TV Review: “The Comey Rule” (2020)

Rating: 5 out of 5.

The 2016 US Presidential election shook the world with its unmeasurably shocking result. Some of you might have found it difficult to sleep that night, while some, perhaps, all these four years. The question now is whether there’s a need for reliving a moment that the vast majority want to forget like it never happened? The truth is, we need and must, if we want to learn from it. To be frank, one half would be pleased to go through the historic year all over again because it delivered not just a major defeat, but victory too.

Showtime never disappoints. In fact, its content or political TV shows are much better than HBO’s. “The Comey Rule” follows a former BI director, James Comey, and how he began the investigation of then-candidate Hillary Clinton’s private emails, his way of handling the investigation, and the rule of law he followed. He did not realize that he is about to deliver the biggest gift to Donald Trump that would potentially turn away most voters from Hillary Clinton if he announces the reopening of investigation on her while keeping secret the most damning facts about Trump himself.

The four-episode saga begins with a proud Comey (impeccable Jedd Daniels) who is about to get another ten-year term under the Obama administration. He strictly agrees with President Obama that the White House should never cross paths with the FBI, while the same cannot be said with the president-elect Trump, whose first demand was complete loyalty. As the first episode is yet to deliver the mind-boggling election result, Comey struggles with his decision as he wrestles the opportunity as FBI director to keep transparency and honesty with the American people. But what will be proven soon is that sometimes it`s better to be patient and bipartisan rather than making a decision that will cause a whole nation to embark into an unknown journey.

Written and directed by Billy Ray, the mini-series is everything you will be needing to watch on the eve of the US 2020 Presidential election, no matter what side of the political spectrum you belong to. This show won’t help the undecided voter to make up its mind, but rather focuses on Comey only, his family, a very supportive and self-aware wife, superbly portrayed by Jennifer Ehle, his four daughters, the decision he made and how this impacted not only him but the entire nation. Holly Hunter is mesmerizing as Sally Yates, the woman that had the courage to stand against corruption and for calling out Michael Flynn.
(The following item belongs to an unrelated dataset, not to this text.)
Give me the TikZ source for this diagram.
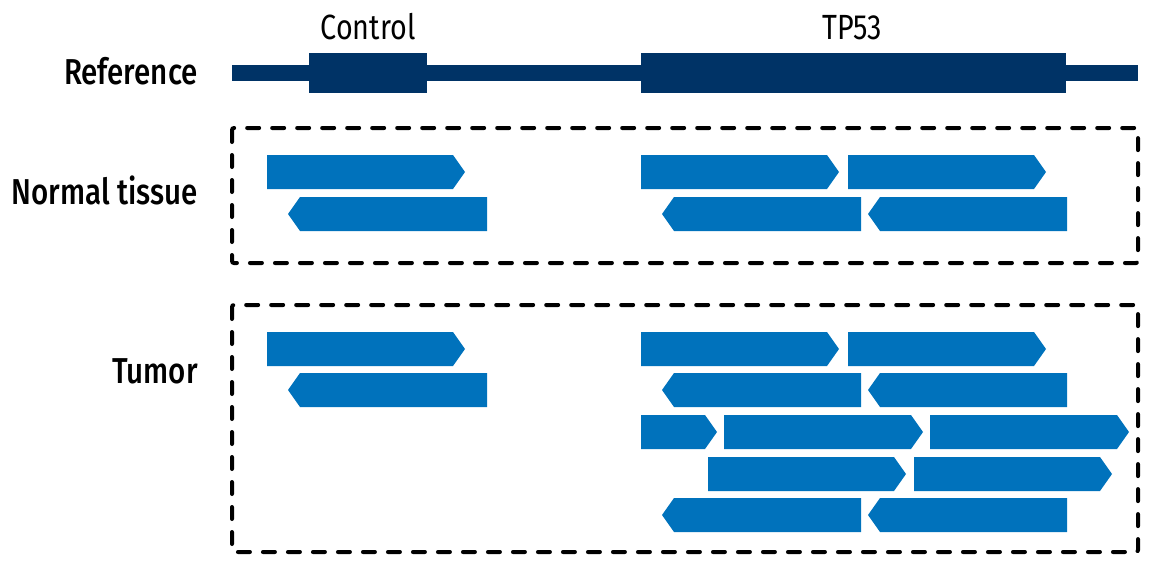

“The Comey Rule” is a superbly written mini-series that is full of catchy phrases but one of them said by Trisha Richardson, “a selective truth”, is indeed what really happened to the greatest nation on earth. When it failed to process the received intelligence properly, investigate the matter, and somehow treated deleted emails of one individual as high risk but said nothing to the public about another presidential candidate, who might be a Russian asset. The stark contrast between the two, Comey, FBI, DOJ and the entire situation is what leads the narrative of “The Comey Rule”, where the truth and lie are treated equally and used only when it serves greater service, sadly, not in a good way.